But beyond individual bad apples, we’ll also look at some bigger issues and problems: After the Phoenix debacle — a situation where the entire government pay system failed to pay tens of thousands of government employees — what changes were made to facilitate greater accountability, and what chances have been missed? What really happened in the Governor General’s Office regarding her behaviour, and why do investigations cost so much and take so long? Why does the procurement process favour larger businesses over small enterprises — especially large businesses owned by people with very strong political ties? 

We’ll look at the admirable examples too: The senior public servant I’ve met who refuses to claim overtime as a gesture of respect for the public coffers, a similar character who would walk several blocks for a Tim Hortons coffee rather than one from Starbucks (as she didn’t want her _per diem_ going to a U.S. company), and the Director, so outraged by the behaviour of a perennially insubordinate team member she’d inherited, that she almost lost her job by disciplining him.

It’s reasonable to ask why I’m doing this. After all, public servants take an oath of loyalty that includes confidentiality, so where’s my integrity? And why hide behind anonymity? How can any of this be confirmed? Couldn’t I just be making it up?

Let’s start with the last one: You actually _couldn’t _make up some of the things I’ve seen. But, as a sniff test, I encourage you to share this column with any public servant you know at whatever level. Ask them if what I’ve written, or something like it, could be true from their experience. Dollars to doughnuts, you’ll get a heavy sigh and a burdened “the things I’ve seen” murmur. Just try it.

On integrity: As public servants, we commit to privacy and confidentiality as part of our values and ethics. But we also sign up to the value of “stewardship,” which means being mindful of the long-term financial implications of our decisions. So every time (and they are legion) that a poorly behaved employee is put on a “special project” rather than being disciplined, because management doesn’t have the courage for the fight, it violates our commitment to stewardship. The same goes for every time a contract is awarded to a regular and expensive vendor instead of a promising startup. 

But I fully agree that all conversations in the public service should be private. My aim in this column is not at specific individuals. My target here is a collective culture of complacency that I’ve seen cost the taxpayer millions of dollars and which has enabled unprofessional behaviour to go unchallenged. If this is of interest to you, keep reading. 
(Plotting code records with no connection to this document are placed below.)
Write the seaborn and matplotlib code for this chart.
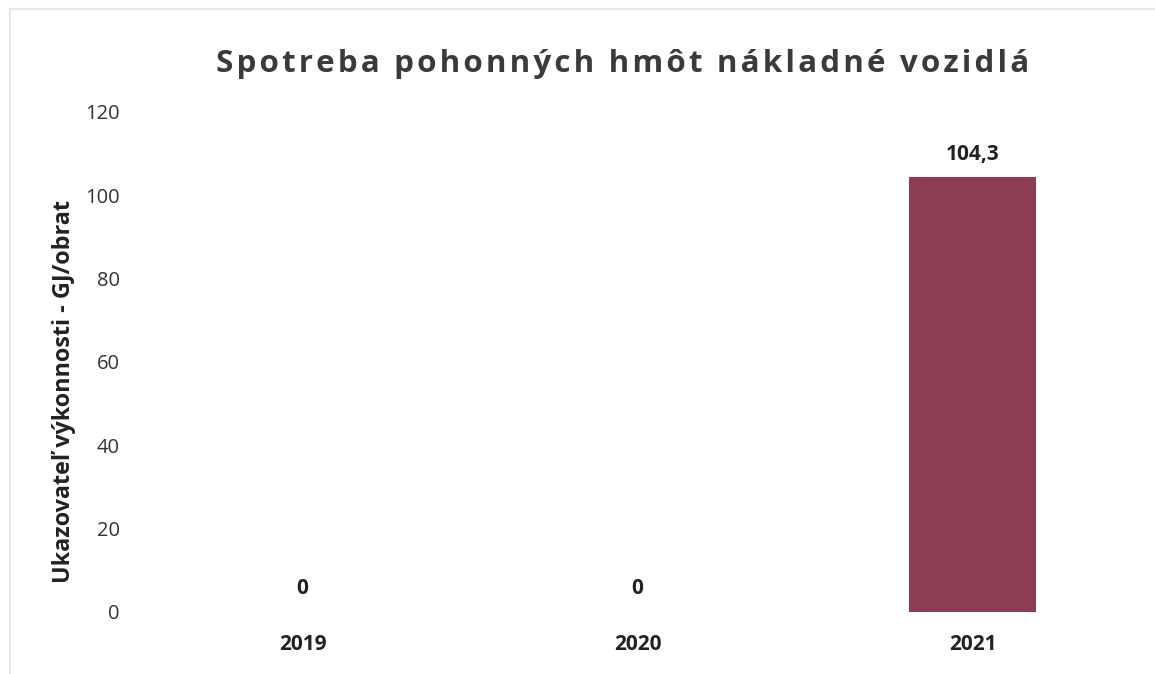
import pandas as pd
import matplotlib.pyplot as plt
import seaborn as sns
from matplotlib.patches import Rectangle

years = ["2019", "2020", "2021"]
values = [0, 0, 104.3]
value_labels = ["0", "0", "104,3"]

title = "Spotreba pohonných hmôt nákladné vozidlá"
y_label = "Ukazovateľ výkonnosti - GJ/obrat"
bar_color = "#8C3C53"

sns.set_theme(style="white")
plt.rcParams["font.family"] = ["Open Sans", "DejaVu Sans"]

df = pd.DataFrame({"year": years, "value": values})

fig = plt.figure(figsize=(11.55, 6.74), dpi=100)
ax = fig.add_axes([0.117, 0.092, 0.87, 0.742])

sns.barplot(data=df, x="year", y="value", color=bar_color, width=0.38,
            linewidth=0, ax=ax, saturation=1)

ax.set_ylim(0, 120)
ax.set_yticks(range(0, 121, 20))
ax.set_xlim(-0.5, 2.5)
for s in ax.spines.values():
    s.set_visible(False)
ax.tick_params(axis="y", length=0, pad=11, labelsize=14.5, labelcolor="#333333")
ax.tick_params(axis="x", length=0, pad=16, labelsize=15, labelcolor="#222222")
for t in ax.get_xticklabels():
    t.set_fontweight("bold")
ax.set_xlabel("")
ax.set_ylabel(y_label, fontsize=16.8, fontweight="bold", color="#222222")
ax.yaxis.set_label_coords(-0.059, 0.44)

for i, (v, lab) in enumerate(zip(values, value_labels)):
    ax.annotate(lab, (i, v), xytext=(0, 9), textcoords="offset points",
                ha="center", va="bottom", fontsize=15, fontweight="bold", color="#222222")

# spread the title letters a little, like the original
spaced_title = "\u200a".join(title)
fig.text(0.539, 0.905, spaced_title, ha="center", va="center", fontsize=22.6,
         fontweight="bold", color="#3a3a3a")

# light frame of the chart area
fig.patches.append(Rectangle((0.009, -0.01), 1.0, 0.997, transform=fig.transFigure,
                             fill=False, edgecolor="#e6e6e6", linewidth=1.5))

fig.savefig("out.png", dpi=100)
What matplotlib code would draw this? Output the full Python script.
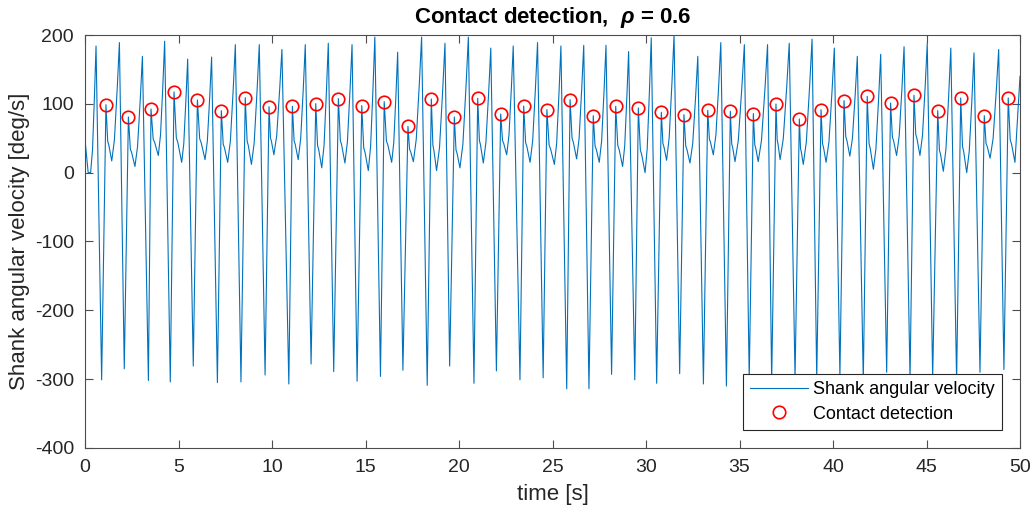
import numpy as np
import matplotlib
matplotlib.use("Agg")
import matplotlib.pyplot as plt

plt.rcParams['font.family'] = ['Liberation Sans', 'DejaVu Sans']
plt.rcParams['axes.unicode_minus'] = False
plt.rcParams['mathtext.fontset'] = 'custom'
plt.rcParams['mathtext.it'] = 'Liberation Sans:italic:bold'

# Contact detection points (time [s], angular velocity [deg/s])
contact_t = [1.12, 2.32, 3.53, 4.76, 6.01, 7.29, 8.57, 9.84, 11.09, 12.34,
             13.55, 14.80, 16.00, 17.27, 18.52, 19.75, 21.00, 22.23, 23.46, 24.70,
             25.94, 27.18, 28.38, 29.59, 30.82, 32.03, 33.30, 34.51, 35.74, 36.95,
             38.20, 39.36, 40.59, 41.83, 43.08, 44.33, 45.60, 46.83, 48.09, 49.37]
contact_v = [98.8, 81.0, 92.6, 117.3, 105.7, 90.1, 109.0, 96.0, 96.4, 100.3,
             107.6, 97.4, 103.2, 67.3, 107.1, 81.0, 108.0, 85.3, 96.9, 91.6,
             106.1, 82.8, 96.4, 94.0, 87.7, 84.3, 90.6, 89.1, 85.8, 99.8,
             78.0, 91.6, 104.7, 110.9, 101.3, 112.4, 90.1, 108.6, 82.8, 108.6]

# swing peaks (before each contact)
peak_t = [0.59, 1.84, 3.07, 4.26, 5.49, 6.77, 8.04, 9.32, 10.53, 11.78,
          13.01, 14.28, 15.50, 16.72, 18.00, 19.25, 20.50, 21.70, 22.90, 24.20,
          25.45, 26.67, 27.86, 29.07, 30.28, 31.50, 32.77, 34.00, 35.26, 36.50,
          37.66, 38.88, 40.07, 41.30, 42.55, 43.80, 45.04, 46.30, 47.54, 48.86]
peak_v = [184, 189, 169, 191, 165, 168, 186, 186, 179, 186,
          188, 186, 197, 175, 197, 188, 197, 181, 184, 189,
          184, 185, 185, 176, 196, 200, 169, 189, 186, 186,
          188, 194, 181, 169, 172, 183, 188, 181, 174, 179]

# negative minima (between peak and contact)
min_t = [0.89, 2.10, 3.39, 4.56, 5.79, 7.08, 8.34, 9.63, 10.90, 12.09,
         13.30, 14.55, 15.80, 17.00, 18.30, 19.50, 20.80, 22.00, 23.26, 24.50,
         25.76, 26.95, 28.16, 29.40, 30.57, 31.80, 33.07, 34.30, 35.52, 36.72,
         37.97, 39.13, 40.37, 41.62, 42.87, 44.12, 45.33, 46.61, 47.86, 49.14]
min_v = [-301, -285, -302, -304, -281, -305, -304, -294, -307, -278,
         -289, -303, -296, -287, -309, -281, -306, -288, -301, -298,
         -314, -314, -293, -301, -306, -292, -307, -310, -300, -304,
         -298, -300, -296, -302, -290, -300, -298, -303, -290, -286]

# troughs after each contact
trough_t = [1.43, 2.67, 3.92, 5.17, 6.42, 7.63, 8.90, 10.10, 11.40, 12.66,
            13.90, 15.15, 16.40, 17.56, 18.80, 20.05, 21.30, 22.55, 23.80, 25.10,
            26.29, 27.50, 28.75, 29.95, 31.10, 32.35, 33.60, 34.76, 36.00, 37.17,
            38.41, 39.63, 40.90, 42.16, 43.40, 44.65, 45.90, 47.15, 48.40, 49.73]
trough_v = [17, 9, 25, 15, 19, 15, 12, 26, 19, 7,
            14, 3, 15, 16, 3, 7, 14, 26, 15, 12,
            20, 15, 9, 0, 18, 14, 26, 16, 16, 19,
            12, 15, 24, 5, 25, 25, 2, 0, 21, 15]

# start / end of the record
start_t = [0.0, 0.17, 0.30]
start_v = [48, 0, 0]
end_t, end_v = 50.0, 140

# shape of the decay after contact and the rise before the swing peak
decay_pos = [0.3, 0.5]
decay_lvl = [0.35, 0.28]
rise_pos = [0.35, 0.72]
rise_lvl = [0.18, 0.62]

# assemble the signal vertices
t, v = list(start_t), list(start_v)
prev_t, prev_v = start_t[-1], start_v[-1]
for k in range(len(contact_t)):
    # rise from the previous trough up to the swing peak
    for f, g in zip(rise_pos, rise_lvl):
        t.append(prev_t + f * (peak_t[k] - prev_t))
        v.append(prev_v + g * (peak_v[k] - prev_v))
    t += [peak_t[k], min_t[k], contact_t[k]]
    v += [peak_v[k], min_v[k], contact_v[k]]
    # decay after the contact down to the trough
    for f, g in zip(decay_pos, decay_lvl):
        t.append(contact_t[k] + f * (trough_t[k] - contact_t[k]))
        v.append(trough_v[k] + g * (contact_v[k] - trough_v[k]))
    t.append(trough_t[k])
    v.append(trough_v[k])
    prev_t, prev_v = trough_t[k], trough_v[k]
t.append(end_t)
v.append(end_v)

fig = plt.figure(figsize=(10.36, 5.16), dpi=100)
ax = fig.add_axes([85 / 1036, 1 - 448 / 516, 935 / 1036, 413 / 516])

ax.plot(t, v, color='#0072BD', linewidth=0.8, label='Shank angular velocity')
ax.plot(contact_t, contact_v, 'o', markersize=9, markerfacecolor='none',
        markeredgecolor='#FF0000', markeredgewidth=1.2, label='Contact detection')

ax.set_xlim(0, 50)
ax.set_ylim(-400, 200)
ax.set_xticks(np.arange(0, 51, 5))
ax.set_yticks(np.arange(-400, 201, 100))

ax.tick_params(direction='in', length=6, width=0.8, colors='#4d4d4d',
               labelcolor='#262626', labelsize=14, top=True, right=True, pad=8)
for s in ax.spines.values():
    s.set_color('#4d4d4d')
    s.set_linewidth(0.8)

ax.set_xlabel('time [s]', fontsize=16, color='#262626', labelpad=6)
ax.set_ylabel('Shank angular velocity [deg/s]', fontsize=16, color='#262626', labelpad=3)
ax.set_title(r'Contact detection,  $\rho$ = 0.6', fontsize=16, fontweight='bold', pad=9)

leg = ax.legend(loc='lower right', bbox_to_anchor=(0.981, 0.044), borderaxespad=0,
                fontsize=13, fancybox=False, edgecolor='#262626', framealpha=1,
                handlelength=3.2, handletextpad=0.3, borderpad=0.4, labelspacing=0.4)
leg.get_frame().set_linewidth(0.8)

plt.savefig('out.png', dpi=100)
And, for the record, I have no political agenda. I am not a member of any political party. I have never run for office, nor have I ever campaigned for anyone. But, likely the same as you, I do vote. And, certainly the same as you, I pay taxes. And so, just like you, I have skin in the game. 

So I am the Secret Public Servant, at your service. Come with me.

_Editor’s note: Canadaland has confirmed the identity of the Secret Public Servant and verified their role in the public service, but we have agreed to grant them anonymity, as they will be sharing information in each column that would directly result in their termination."_


----------



## Remius (6 May 2021)

Oh god...


----------



## Good2Golf (6 May 2021)

> We’ll look at the admirable examples too: The senior public servant I’ve met who refuses to claim overtime as a gesture of respect for the public coffers


 
Well, if they’re ’_senior_’ they’ll at least be an EX-01, who doesn’t get paid overtime as part of their executive package.


----------



## SeaKingTacco (6 May 2021)

this ought to be a an interesting column....


----------



## OldSolduer (6 May 2021)

This should be good


----------



## dapaterson (6 May 2021)

There was a series in the Ottawa Citizen a few years ago that read like Yes, Minister.  This will probably be more of the same.

If you want really unbelievable stories, GAC is the place to start.


----------



## Remius (6 May 2021)

I have plenty of stories.  But I would not be publishing them in a news paper.  Yeah, the last time I think was someone called EX or X.  And was stories about the ex world.


----------



## daftandbarmy (6 May 2021)

My experience working with people in the federal public service (at a variety of levels) has been inspirational, seeing how many people care so much about what they do and honestly try to do the best job possible, balanced with terrifying, because of the organizational strait jackets they have to wear to get their work done.

As usual, good leaders have the best impact in these types of situations.


----------



## Kilted (6 May 2021)

Probably won't be too difficult to figure out who this individual is.


----------



## Blackadder1916 (6 May 2021)

Kilted said:


> Probably won't be too difficult to figure out who this individual is.



Especially when he retires from the PS, takes his pension, outs himself and embarks on his second career of commentary on the foibles of the Mandarins.


----------



## Good2Golf (6 May 2021)

Blackadder1916 said:


> Especially when he retires from the PS, takes his pension, outs himself and embarks on his second career of commentary on the foibles of the Mandarins.


Well...we have seen that before...up to DM level.


----------



## Colin Parkinson (6 May 2021)

We had a National Director we called the "Black hole" as issues and documents that were sent to them, never re-appeared, all their superiors knew about it and did nothing. Our excellent National Manager finally said "Screw it" and went to another department, where he didn't have to fly cover for incompetence.


----------



## daftandbarmy (6 May 2021)

Colin Parkinson said:


> We had a National Director we called the "Black hole" as issues and documents that were sent to them, never re-appeared, all their superiors knew about it and did nothing. Our excellent National Manager finally said "Screw it" and went to another department, where he didn't have to fly cover for incompetence.



I was impressed when some of my clients told me that it took 6 to 8 months to get permission (or not) to travel, which was the core of their job and had to go to the DM level for the thumbs up


----------



## Ostrozac (6 May 2021)

daftandbarmy said:


> My experience working with people in the federal public service (at a variety of levels) has been inspirational, seeing how many people care so much about what they do and honestly try to do the best job possible, balanced with terrifying, because of the organizational strait jackets they have to wear to get their work done.


I have nothing but respect for the civil service. In the face of suffocating bureaucracy, and an institution that does not seem have their back, at all, they get the job done. I can't put my finger on what exactly to call it -- loyalty, endurance, stoicism -- but I salute them. 

If someone jerked around with my pay to the extent that the Phoenix system did, I'd be out and tending bar somewhere. But instead, there they are, accomplishing the country's business.


----------



## OldSolduer (6 May 2021)

Colin Parkinson said:


> We had a National Director we called the "Black hole" as issues and documents that were sent to them, never re-appeared, all their superiors knew about it and did nothing. Our excellent National Manager finally said "Screw it" and went to another department, where he didn't have to fly cover for incompetence.


The CAF has a few black holes as well.


----------